コップに溜まっている水の深さが10cmくらい、食事の時間はたとえば1時間とすると水の蒸発速度はどんなに早くても10 cm/hよりは小さいでしょう。
同じように「コップに水をいれたままにしたら翌日には蒸発していた」というのもありそうもない話ですから、蒸発速度は最大でも10 cm/day 以下、これが上限です。
逆に蒸発速度の下限、最低でもこれぐらいの速度で蒸発する、という速度について考えてみましょう。「食器を洗ったあとに拭かないと跡がのこる」という話、以前このブログでも紹介した話です。例えば深さ0.1mm程度の水滴が残ったとして翌日には乾燥していると期待できるので、蒸発速度は少なくとも 0.1mm/day よりは大きいのではないでしょうか。
身の回り、つまり室内環境での水の蒸発速度は、最大 10 cm/day、つまり100 mm/day から最小 0.1 mm/day の間。かなり幅の広い推定ですが実際はどのくらいなのでしょうか。写真のようにビーカーにグラフ用紙を貼り付けて実験してみました。
上の写真が実験の結果です。左が実験開始時点、右がその6日後の水位です。
6日間で約10 mmの蒸発がおこりましたから、蒸発速度は約 1.7 mm/day です。10cmのコップの水が無くなるには60日間、約2ヶ月かかる、というのは何となく感覚にも合っていますね。2ヶ月で10cmですから一年で約60cmです。

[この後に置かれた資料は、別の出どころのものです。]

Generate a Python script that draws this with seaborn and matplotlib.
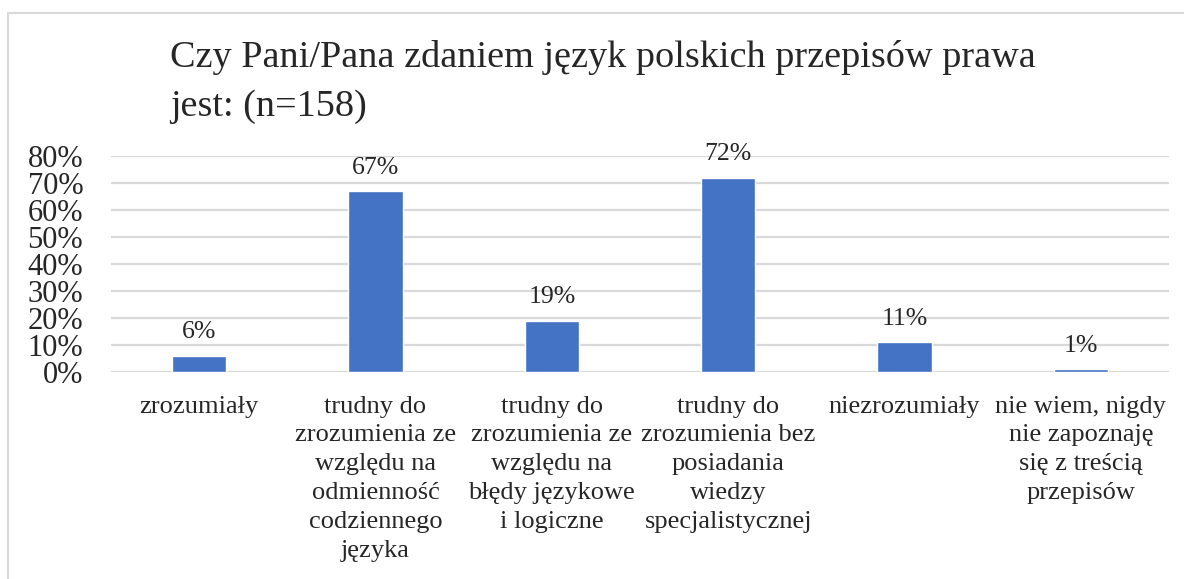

さて、この蒸発速度は室内での値ですが、屋外での水面からの蒸発速度はどうでしょうか。これについては気象に関する研究のなかで実測データが取られています。日本では大体年間50~100 cm程度の値となり、今回の数値とそれほど変わりません。
ただし、これは水面からの蒸発で、地面からの蒸発はこれとは異なっています。土が乾けば蒸発速度は遅くなりますよね。でも地面に植物が生えていると、そこから水が大気中に放出される(これを蒸散とよんで蒸発と区別しています)のでそれほど単純ではありません。